Several countries at the same relative socio-economic level;
Total number of confirmed deaths per million of the population since the beginning of the pandemic to June 3rd;
Lockdown or no lockdown. https://ourworldindata.org/grapher/total-covid-deaths-per-million

United Kingdom     579.93 [lockdown]
France                       443.37 [lockdown]
Italy                           554.57 [lockdown]
Spain                         597.59 [lockdown]
Germany                   102.06 [lockdown]
Sweden                     442.41 [no lockdown]

Sweden with no lockdown has almost exactly the same total death rate per capita as France with a massive lockdown! And Sweden is significantly better off than Italy, Spain and the UK.

On the science front, some very interesting developments regarding hydroxychloroquine–a drug that could possibly treat, or manage, the symptoms of covid-19.

Since President Trump mentioned it, the Fake News Media immediately claimed that it must be useless, even dangerous, simply because they hate Trump. They glommed on to that despite the fact that several clinical researchers around the world have claimed success with it.

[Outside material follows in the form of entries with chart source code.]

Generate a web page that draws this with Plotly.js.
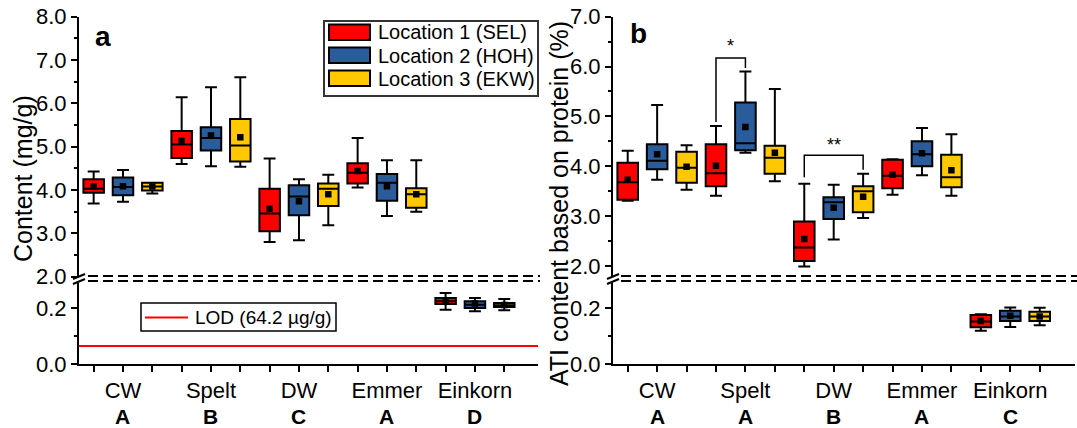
<!DOCTYPE html>
<html><head><meta charset="utf-8">
<script src="https://cdn.plot.ly/plotly-3.0.1.min.js"></script>
<style>html,body{margin:0;padding:0;background:#fff}#chart{width:1077px;height:428px}</style>
</head><body><div id="chart"></div>
<script>
// ---------- data ----------
const categories = ['CW', 'Spelt', 'DW', 'Emmer', 'Einkorn'];
const lettersA = ['A', 'B', 'C', 'A', 'D'];
const lettersB = ['A', 'A', 'B', 'A', 'C'];
const locations = ['Location 1 (SEL)', 'Location 2 (HOH)', 'Location 3 (EKW)'];

// Panel a: ATI content (mg/g) — CW, Spelt, DW, Emmer, Einkorn
const aLow_SEL  = [3.69, 4.60, 2.80, 4.06, 0.194];
const aQ1_SEL   = [3.94, 4.74, 3.05, 4.15, 0.214];
const aMed_SEL  = [4.03, 5.05, 3.46, 4.40, 0.224];
const aQ3_SEL   = [4.25, 5.36, 4.03, 4.62, 0.236];
const aHigh_SEL = [4.43, 6.14, 4.73, 5.20, 0.254];
const aMean_SEL = [4.08, 5.13, 3.57, 4.44, 0.226];

const aLow_HOH  = [3.73, 4.55, 2.84, 3.40, 0.188];
const aQ1_HOH   = [3.88, 4.91, 3.42, 3.75, 0.200];
const aMed_HOH  = [4.07, 5.20, 3.85, 4.17, 0.212];
const aQ3_HOH   = [4.29, 5.45, 4.11, 4.37, 0.224];
const aHigh_HOH = [4.46, 6.37, 4.25, 4.69, 0.236];
const aMean_HOH = [4.09, 5.26, 3.74, 4.09, 0.216];

const aLow_EKW  = [3.92, 4.54, 3.19, 3.50, 0.192];
const aQ1_EKW   = [3.99, 4.66, 3.63, 3.59, 0.204];
const aMed_EKW  = [4.08, 5.03, 4.03, 3.90, 0.210];
const aQ3_EKW   = [4.17, 5.64, 4.15, 4.04, 0.218];
const aHigh_EKW = [4.17, 6.60, 4.35, 4.69, 0.232];
const aMean_EKW = [4.08, 5.22, 3.90, 3.90, 0.211];

// Panel b: ATI content based on protein (%)
const bLow_SEL  = [3.31, 3.41, 1.99, 3.43, 0.119];
const bQ1_SEL   = [3.33, 3.60, 2.10, 3.56, 0.131];
const bMed_SEL  = [3.68, 3.86, 2.37, 3.81, 0.152];
const bQ3_SEL   = [4.07, 4.44, 2.89, 4.13, 0.175];
const bHigh_SEL = [4.31, 4.81, 3.65, 4.14, 0.178];
const bMean_SEL = [3.73, 4.01, 2.54, 3.83, 0.154];

const bLow_HOH  = [3.73, 4.27, 2.53, 3.82, 0.132];
const bQ1_HOH   = [3.94, 4.32, 2.94, 4.00, 0.154];
const bMed_HOH  = [4.11, 4.46, 3.28, 4.24, 0.170];
const bQ3_HOH   = [4.44, 5.28, 3.38, 4.50, 0.190];
const bHigh_HOH = [5.23, 5.90, 3.63, 4.77, 0.202];
const bMean_HOH = [4.24, 4.79, 3.17, 4.26, 0.172];

const bLow_EKW  = [3.53, 3.70, 2.96, 3.41, 0.138];
const bQ1_EKW   = [3.67, 3.85, 3.08, 3.58, 0.154];
const bMed_EKW  = [3.97, 4.17, 3.50, 3.78, 0.170];
const bQ3_EKW   = [4.29, 4.41, 3.60, 4.23, 0.187];
const bHigh_EKW = [4.42, 5.55, 3.85, 4.64, 0.201];
const bMean_EKW = [3.99, 4.27, 3.39, 3.92, 0.170];

const lodValue = 0.0642; // mg/g (64.2 µg/g)

// significance brackets (panel b)
const bracket1X = [4, 4, 5, 5];
const bracket1Y = [4.89, 6.17, 6.17, 5.97];
const bracket2X = [7, 7, 9, 9];
const bracket2Y = [3.78, 4.22, 4.22, 3.93];
const starLabels = ['*', '**'];
const starX = [4.5, 8];
const starY = [6.42, 4.42];

// ---------- styling ----------
const colors = ['#FF0000', '#2A5B9B', '#FFC800'];
const W = 1077, H = 428;
const px = x => x / W, py = y => 1 - y / H;
const FONT = 'Liberation Sans, Arial, sans-serif';

const panelA = [
  [aLow_SEL, aQ1_SEL, aMed_SEL, aQ3_SEL, aHigh_SEL, aMean_SEL],
  [aLow_HOH, aQ1_HOH, aMed_HOH, aQ3_HOH, aHigh_HOH, aMean_HOH],
  [aLow_EKW, aQ1_EKW, aMed_EKW, aQ3_EKW, aHigh_EKW, aMean_EKW]
];
const panelB = [
  [bLow_SEL, bQ1_SEL, bMed_SEL, bQ3_SEL, bHigh_SEL, bMean_SEL],
  [bLow_HOH, bQ1_HOH, bMed_HOH, bQ3_HOH, bHigh_HOH, bMean_HOH],
  [bLow_EKW, bQ1_EKW, bMed_EKW, bQ3_EKW, bHigh_EKW, bMean_EKW]
];

const traces = [];
function addPanel(panel, upper, lower) {
  panel.forEach((s, l) => {
    const [lo, q1, med, q3, hi, mean] = s;
    const parts = [
      {idx: [0, 1, 2, 3], ax: upper},
      {idx: [4], ax: lower}
    ];
    parts.forEach(p => {
      const xs = p.idx.map(i => 3 * i + l + 1);
      traces.push({
        type: 'box', x: xs,
        lowerfence: p.idx.map(i => lo[i]), q1: p.idx.map(i => q1[i]),
        median: p.idx.map(i => med[i]), q3: p.idx.map(i => q3[i]),
        upperfence: p.idx.map(i => hi[i]),
        xaxis: p.ax[0], yaxis: p.ax[1],
        width: 0.7, whiskerwidth: 0.58, boxpoints: false,
        fillcolor: colors[l], line: {color: 'black', width: 2},
        name: locations[l], showlegend: false, hoverinfo: 'skip'
      });
      traces.push({
        type: 'scatter', mode: 'markers', x: xs, y: p.idx.map(i => mean[i]),
        xaxis: p.ax[0], yaxis: p.ax[1],
        marker: {symbol: 'square', size: 6.5, color: 'black'},
        showlegend: false, hoverinfo: 'skip'
      });
    });
  });
}
addPanel(panelA, ['x', 'y'], ['x2', 'y2']);
addPanel(panelB, ['x3', 'y3'], ['x4', 'y4']);

[[bracket1X, bracket1Y], [bracket2X, bracket2Y]].forEach(([bx, by]) => {
  traces.push({type: 'scatter', mode: 'lines', x: bx, y: by, xaxis: 'x3', yaxis: 'y3',
    line: {color: 'black', width: 1.5}, showlegend: false, hoverinfo: 'skip'});
});

const tickFont = {family: FONT, size: 22, color: 'black'};
const xTickFont = {family: FONT, size: 22, color: 'black'};
const baseAx = {showline: true, linecolor: 'black', linewidth: 2, ticks: 'outside',
  tickcolor: 'black', tickwidth: 2, ticklen: 6, showgrid: false, zeroline: false,
  tickfont: tickFont, fixedrange: true};
const minorY = (d) => ({dtick: d, ticks: 'outside', ticklen: 3, tickwidth: 2, tickcolor: 'black', showgrid: false});

const xTickVals = [];
const xTickText = [];
for (let i = 1; i <= 15; i++) {
  xTickVals.push(i);
  xTickText.push((i - 2) % 3 === 0 ? categories[(i - 2) / 3] : '');
}

const domA = [px(79), px(538)], domB = [px(613), px(1075)];
const domUp = [py(276.7), py(16.7)], domLow = [py(364), py(282.8)];

const layout = {
  width: W, height: H, margin: {l: 0, r: 0, t: 0, b: 0},
  paper_bgcolor: 'white', plot_bgcolor: 'white', showlegend: false,
  font: {family: FONT, color: 'black'},
  boxmode: 'overlay',
  xaxis: Object.assign({}, baseAx, {domain: domA, range: [0.5, 16.15], visible: false, anchor: 'y'}),
  yaxis: Object.assign({}, baseAx, {domain: domUp, range: [2, 8], tick0: 2, dtick: 1, tickformat: '.1f', anchor: 'x', minor: minorY(0.5)}),
  xaxis2: Object.assign({}, baseAx, {domain: domA, range: [0.5, 16.15], anchor: 'y2', tickmode: 'array', tickvals: xTickVals, ticktext: xTickText, tickfont: xTickFont}),
  yaxis2: Object.assign({}, baseAx, {domain: domLow, range: [0, 0.29], tick0: 0, dtick: 0.2, tickformat: '.1f', anchor: 'x2', minor: minorY(0.1)}),
  xaxis3: Object.assign({}, baseAx, {domain: domB, range: [0.5, 16.2], visible: false, anchor: 'y3'}),
  yaxis3: Object.assign({}, baseAx, {domain: domUp, range: [1.785, 7], tick0: 0, dtick: 1, tickformat: '.1f', anchor: 'x3', minor: minorY(0.5)}),
  xaxis4: Object.assign({}, baseAx, {domain: domB, range: [0.5, 16.2], anchor: 'y4', tickmode: 'array', tickvals: xTickVals, ticktext: xTickText, tickfont: xTickFont}),
  yaxis4: Object.assign({}, baseAx, {domain: domLow, range: [0, 0.29], tick0: 0, dtick: 0.2, tickformat: '.1f', anchor: 'x4', minor: minorY(0.1)}),
  shapes: [], annotations: []
};

// LOD line
layout.shapes.push({type: 'line', xref: 'x2 domain', x0: 0, x1: 1, yref: 'y2', y0: lodValue, y1: lodValue,
  line: {color: '#FF0000', width: 2}});

// axis breaks: dashed lines + slashes
[[88, 540, 79], [621, 1077, 613]].forEach(([x0, x1, ax]) => {
  [276, 281].forEach(y => layout.shapes.push({type: 'line', xref: 'paper', yref: 'paper',
    x0: px(x0), x1: px(x1), y0: py(y), y1: py(y), line: {color: 'black', width: 2, dash: '10px,5px'}}));
  [[279, 274], [284, 279]].forEach(([ya, yb]) => layout.shapes.push({type: 'line', xref: 'paper', yref: 'paper',
    x0: px(ax - 6), x1: px(ax + 6), y0: py(ya), y1: py(yb), line: {color: 'black', width: 2}}));
});

// legend (panel a)
layout.shapes.push({type: 'rect', xref: 'paper', yref: 'paper', x0: px(324), x1: px(538), y0: py(96), y1: py(21),
  line: {color: '#333', width: 2}, fillcolor: 'white'});
const rowTop = [24.5, 47.5, 70.5];
locations.forEach((name, l) => {
  layout.shapes.push({type: 'rect', xref: 'paper', yref: 'paper', x0: px(329), x1: px(370),
    y0: py(rowTop[l] + 15.5), y1: py(rowTop[l]), fillcolor: colors[l], line: {color: 'black', width: 2}});
  layout.annotations.push({xref: 'paper', yref: 'paper', x: px(376), y: py(rowTop[l] + 8), xanchor: 'left', yanchor: 'middle',
    text: name, showarrow: false, font: {family: FONT, size: 20, color: 'black'}});
});

// LOD legend
layout.shapes.push({type: 'rect', xref: 'paper', yref: 'paper', x0: px(141), x1: px(336), y0: py(331), y1: py(303),
  line: {color: 'black', width: 1.5}, fillcolor: 'white'});
layout.shapes.push({type: 'line', xref: 'paper', yref: 'paper', x0: px(145), x1: px(188), y0: py(317.5), y1: py(317.5),
  line: {color: '#FF0000', width: 2}});
layout.annotations.push({xref: 'paper', yref: 'paper', x: px(193), y: py(317), xanchor: 'left', yanchor: 'middle',
  text: 'LOD (64.2 µg/g)', showarrow: false, font: {family: FONT, size: 19, color: 'black'}});

// group letters
[[lettersA, 'x2'], [lettersB, 'x4']].forEach(([letters, xr]) => {
  letters.forEach((t, i) => layout.annotations.push({xref: xr, yref: 'paper', x: 3 * i + 2, y: py(416.5),
    xanchor: 'center', yanchor: 'middle', text: '<b>' + t + '</b>', showarrow: false,
    font: {family: FONT, size: 21, color: 'black'}}));
});

// stars
starLabels.forEach((t, i) => layout.annotations.push({xref: 'x3', yref: 'y3', x: starX[i], y: starY[i],
  xanchor: 'center', yanchor: 'middle', text: t, showarrow: false, font: {family: FONT, size: 18, color: 'black'}}));

// panel letters
layout.annotations.push({xref: 'paper', yref: 'paper', x: px(103), y: py(36), xanchor: 'center', yanchor: 'middle',
  text: '<b>a</b>', showarrow: false, font: {family: FONT, size: 28, color: 'black'}});
layout.annotations.push({xref: 'paper', yref: 'paper', x: px(638), y: py(34), xanchor: 'center', yanchor: 'middle',
  text: '<b>b</b>', showarrow: false, font: {family: FONT, size: 28, color: 'black'}});

// y titles
layout.annotations.push({xref: 'paper', yref: 'paper', x: px(23), y: py(179), xanchor: 'center', yanchor: 'middle',
  textangle: -90, text: 'Content (mg/g)', showarrow: false, font: {family: FONT, size: 25, color: 'black'}});
layout.annotations.push({xref: 'paper', yref: 'paper', x: px(559), y: py(204), xanchor: 'center', yanchor: 'middle',
  textangle: -90, text: 'ATI content based on protein (%)', showarrow: false, font: {family: FONT, size: 25, color: 'black'}});

Plotly.newPlot('chart', traces, layout, {staticPlot: true, displayModeBar: false});
</script></body></html>
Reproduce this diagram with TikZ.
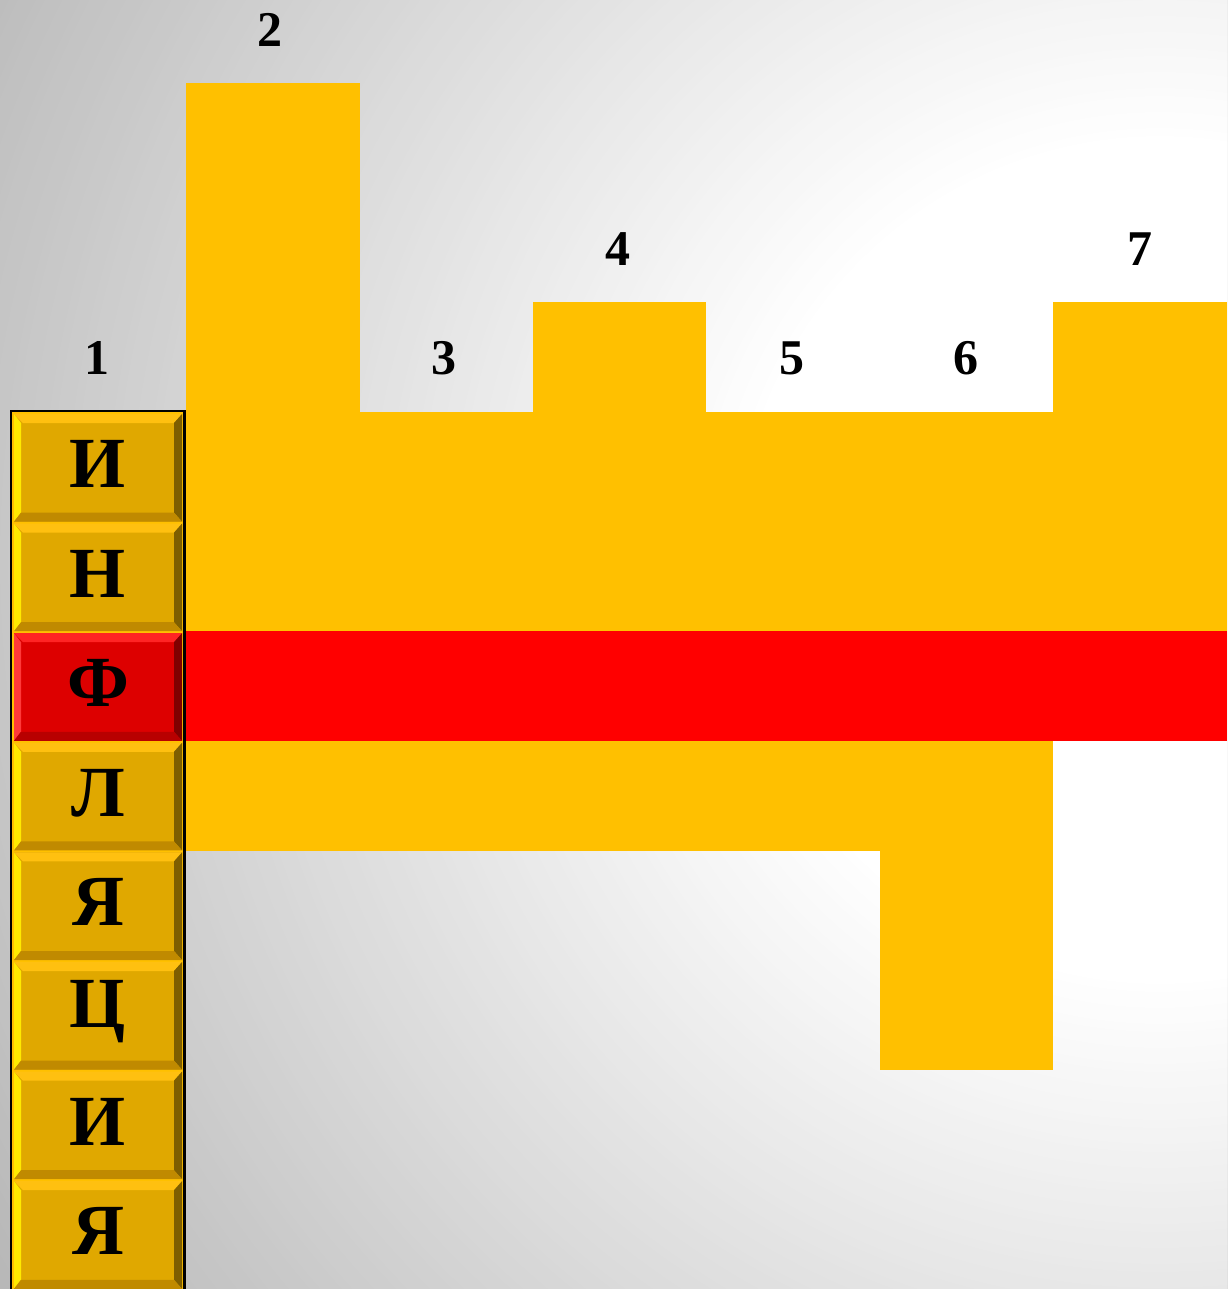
\documentclass[tikz,border=0pt]{standalone}
\usepackage{fontspec}
\setmainfont{Liberation Serif}
\definecolor{bggray}{HTML}{B8B8B8}
\definecolor{cellyellow}{HTML}{FFC000}
\definecolor{cellred}{HTML}{FF0000}
\definecolor{gface}{HTML}{E0A800}
\definecolor{gtop}{HTML}{FFC010}
\definecolor{gleft}{HTML}{FFEA00}
\definecolor{gright}{HTML}{7E5E00}
\definecolor{gbot}{HTML}{C08A00}
\definecolor{rface}{HTML}{DD0000}
\definecolor{rtop}{HTML}{FF2424}
\definecolor{rleft}{HTML}{FF3A3A}
\definecolor{rright}{HTML}{800000}
\definecolor{rbot}{HTML}{B80000}
\definecolor{rimyellow}{HTML}{FFC000}
\begin{document}
\begin{tikzpicture}[x=1pt,y=-1pt,
  num/.style={font=\fontsize{50}{60}\selectfont\bfseries, inner sep=0pt, text=black},
  letter/.style={font=\fontsize{72}{80}\selectfont\bfseries, inner sep=0pt, text=black}]
\useasboundingbox (0,0) rectangle (1227,1289);
% background: radial gradient, white near the right middle, grey towards the left corners
\begin{scope}
\clip (0,0) rectangle (1227,1289);
\fill[bggray] (0,0) rectangle (1227,1289);
\foreach \r in {1440,1432,...,390}{
  \pgfmathsetmacro{\p}{max(0,min(100,(1360-\r)/9.4))}
  \fill[white!\p!bggray] (1160,560) circle (\r);
}
\end{scope}
% crossword cells
\fill[cellyellow] (186,83.2) rectangle (359.5,850.8);
\fill[cellyellow] (359.5,412) rectangle (532.5,850.8);
\fill[cellyellow] (532.5,302.4) rectangle (706,850.8);
\fill[cellyellow] (706,412) rectangle (879.5,850.8);
\fill[cellyellow] (879.5,412) rectangle (1053,1069.6);
\fill[cellyellow] (1053,302.4) rectangle (1227,740.8);
\fill[cellred] (186,631.2) rectangle (1227,740.8);
% tile column frame
\fill[rimyellow] (11,411) rectangle (184.5,1295);
% tiles
\foreach \k/\ch/\kind in {0/И/g,1/Н/g,2/Ф/r,3/Л/g,4/Я/g,5/Ц/g,6/И/g,7/Я/g}{
  \pgfmathsetmacro{\ya}{414+109.6*\k}
  \pgfmathsetmacro{\yb}{412+109.6*(\k+1)}
  \pgfmathsetmacro{\yc}{\ya+9}
  \pgfmathsetmacro{\yd}{\yb-9}
  \fill[\kind face] (14,\ya) rectangle (182,\yb);
  \fill[\kind top] (14,\ya) -- (182,\ya) -- (174,\yc) -- (23,\yc) -- cycle;
  \fill[\kind left] (14,\ya) -- (21,\yc) -- (21,\yd) -- (14,\yb) -- cycle;
  \fill[\kind right] (182,\ya) -- (182,\yb) -- (174,\yd) -- (174,\yc) -- cycle;
  \fill[\kind bot] (14,\yb) -- (182,\yb) -- (174,\yd) -- (21,\yd) -- cycle;
  \node[letter] (t\k) at (98,\ya+50) {\ch};
}
\draw[black, line width=2.5pt] (11,411) rectangle (184.5,1300);
% clue numbers
\node[num] (n1) at (97,358) {1};
\node[num] (n2) at (270,30) {2};
\node[num] (n3) at (444,358) {3};
\node[num] (n4) at (618,249) {4};
\node[num] (n5) at (792,358) {5};
\node[num] (n6) at (966,358) {6};
\node[num] (n7) at (1140,249) {7};
\end{tikzpicture}
\end{document}
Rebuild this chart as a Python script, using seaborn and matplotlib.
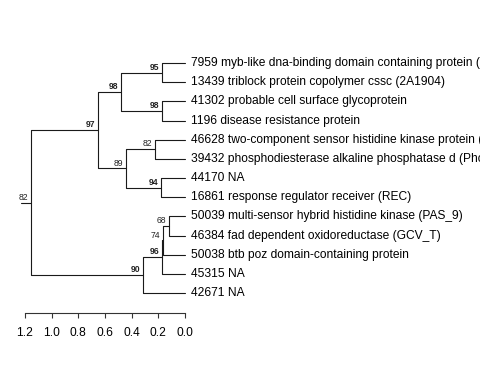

Science, the journal of the American Association for the Advancement of Science (AAAS), reports:

 
A study published on 22 May in The Lancet used hospital records procured by a little-known data analytics company called Surgisphere to conclude that coronavirus patients taking chloroquine or hydroxychloroquine were more likely to show an irregular heart rhythm—a known side effect thought to be rare—and were more likely to die in the hospital.

But,

Today, The Lancet issued an Expression of Concern (EOC) saying “important scientific questions have been raised about data” in the paper and noting that “an independent audit of the provenance and validity of the data has been commissioned by the authors not affiliated with Surgisphere and is ongoing, with results expected very shortly.”

Really? That’s interesting. Looks like the Fake News industry bit off more than they could chew. After some digging into the background of this company Surgisphere, Science reports:

Surgisphere’s sparse online presence—the website doesn’t list any of its partner hospitals by name or identify its scientific advisory board, for example—have prompted intense skepticism. Physician and entrepreneur James Todaro of the investment fund Blocktown Capital wondered in a blog post why Surgisphere’s enormous database doesn’t appear to have been used in peer-reviewed research studies until May. Another post, from data scientist Peter Ellis of the management consulting firm Nous Group, questioned how LinkedIn could list only five Surgisphere employees—all but Desai apparently lacking a scientific or medical background—if the company really provides software to hundreds of hospitals to coordinate the collection of sensitive data from electronic health records. (This morning, the number of employees on LinkedIn had dropped to three.)

So why was this highly dubious company touted as providing reliable data on the efficacy of hydroxychloroquine? And why didn’t the “investigative journalists” doing any investigating? Agenda, silly! It fit the agenda.

It was left to the AAAS writers to do the homework, expose another fraud, and bring The Lancet to order. It’s also true that The Lancet has a far-left editor in tune with all the correct fads and dogmas–but that’s another story for later.